Types of Breathing

Section Goals

By the end of this section, you will be able to do the following:

  • Identify common types of breathing, including that of mammals and amphibians

Breathing is an involuntary event. How often a breath is taken and how much air is inhaled or exhaled are tightly regulated by the respiratory center in the brain. Humans, when they aren’t exerting themselves, breathe approximately 15 times per minute on average. Canines, like the dog in Figure 1, have a respiratory rate of about 15–30 breaths per minute. With every inhalation, air fills the lungs, and with every exhalation, air rushes back out. That air is doing more than just inflating and deflating the lungs in the chest cavity. The air contains oxygen that crosses the lung tissue, enters the bloodstream, and travels to organs and tissues. Oxygen (O2) enters the cells where it is used for metabolic reactions that produce ATP, a high-energy compound. At the same time, these reactions release carbon dioxide (CO2) as a by-product. CO2 is toxic and must be eliminated. Carbon dioxide exits the cells, enters the bloodstream, travels back to the lungs, and is expired out of the body during exhalation.

 

An X-ray on the left shows a dog heart, which appears as a white, oblong mass, surround by virtually transparent lung tissue. The photo on the right shows a dog.
Figure 1. Lungs, which appear as nearly transparent tissue surrounding the heart in this X-ray of a dog (left), are the central organs of the respiratory system. The left lung is smaller than the right lung to accommodate space for the heart. A dog’s nose (right) has a slit on the side of each nostril. When tracking a scent, the slits open, blocking the front of the nostrils. This allows the dog to exhale though the now-open area on the side of the nostrils without losing the scent that is being followed.

Amphibian Respiration

Amphibians have evolved multiple ways of breathing. Young amphibians, like tadpoles, use gills to breathe, and they don’t leave the water. Some amphibians retain gills for life. As the tadpole grows, the gills disappear and lungs grow. These lungs are primitive and not as evolved as mammalian lungs. Adult amphibians are lacking or have a reduced diaphragm, so breathing via lungs is forced. The other means of breathing for amphibians is diffusion across the skin. To aid this diffusion, amphibian skin must remain moist.

Avian Respiration

Birds face a unique challenge with respect to breathing: They fly. Flying consumes a great amount of energy; therefore, birds require a lot of oxygen to aid their metabolic processes. Birds have evolved a respiratory system that supplies them with the oxygen needed to enable flying. Similar to mammals, birds have lungs, which are organs specialized for gas exchange. Oxygenated air, taken in during inhalation, diffuses across the surface of the lungs into the bloodstream, and carbon dioxide diffuses from the blood into the lungs and expelled during exhalation. The details of breathing between birds and mammals differ substantially.
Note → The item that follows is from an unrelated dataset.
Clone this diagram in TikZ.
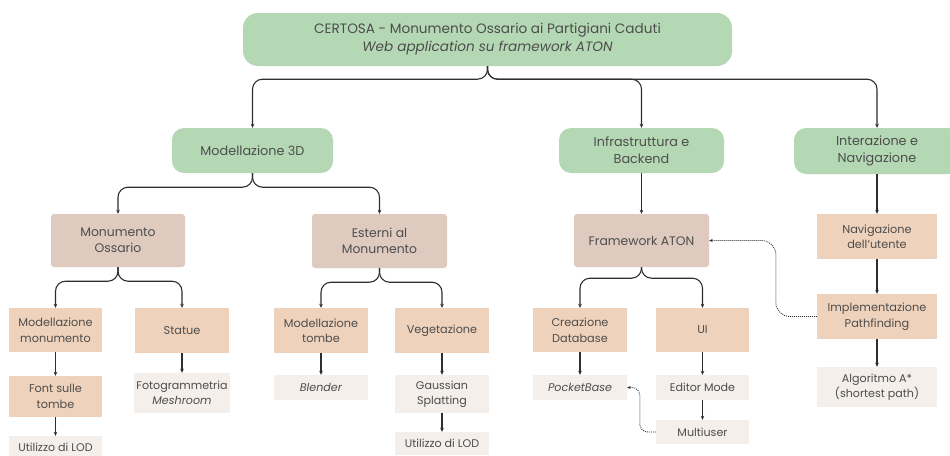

In addition to lungs, birds have air sacs inside their body. Air flows in one direction from the posterior air sacs to the lungs and out of the anterior air sacs. The flow of air is in the opposite direction from blood flow, and gas exchange takes place much more efficiently. This type of breathing enables birds to obtain the requisite oxygen, even at higher altitudes where the oxygen concentration is low. This directionality of airflow requires two cycles of air intake and exhalation to completely get the air out of the lungs.

Birds: Breathing And Flight

Birds have evolved a respiratory system that enables them to fly. Flying is a high-energy process and requires a lot of oxygen. Furthermore, many birds fly in high altitudes where the concentration of oxygen in low. How did birds evolve a respiratory system that is so unique?

Decades of research by paleontologists have shown that birds evolved from therapods, meat-eating dinosaurs (Figure 2). In fact, fossil evidence shows that meat-eating dinosaurs that lived more than 100 million years ago had a similar flow-through respiratory system with lungs and air sacs. Archaeopteryxand Xiaotingia, for example, were flying dinosaurs and are believed to be early precursors of birds.

Most of us consider that dinosaurs are extinct. However, modern birds are descendants of avian dinosaurs. The respiratory system of modern birds has been evolving for hundreds of millions of years.

The present scientific consensus is that birds are a group of maniraptoran theropod dinosaurs that originated during the Mesozoic Era. Birds and extinct non-avian dinosaurs share many unique skeletal traits. Moreover, fossils of more than thirty species of non-avian dinosaur with preserved feathers have been collected.
Figure 2. Dinosaurs, from which birds descended, have similar hollow bones and are believed to have had a similar respiratory system.

 

Mammalian Respiration

All mammals have lungs that are the main organs for breathing. Lung capacity has evolved to support the animal’s activities. During inhalation, the lungs expand with air, and oxygen diffuses across the lung’s surface and enters the bloodstream. During exhalation, the lungs expel air and lung volume decreases.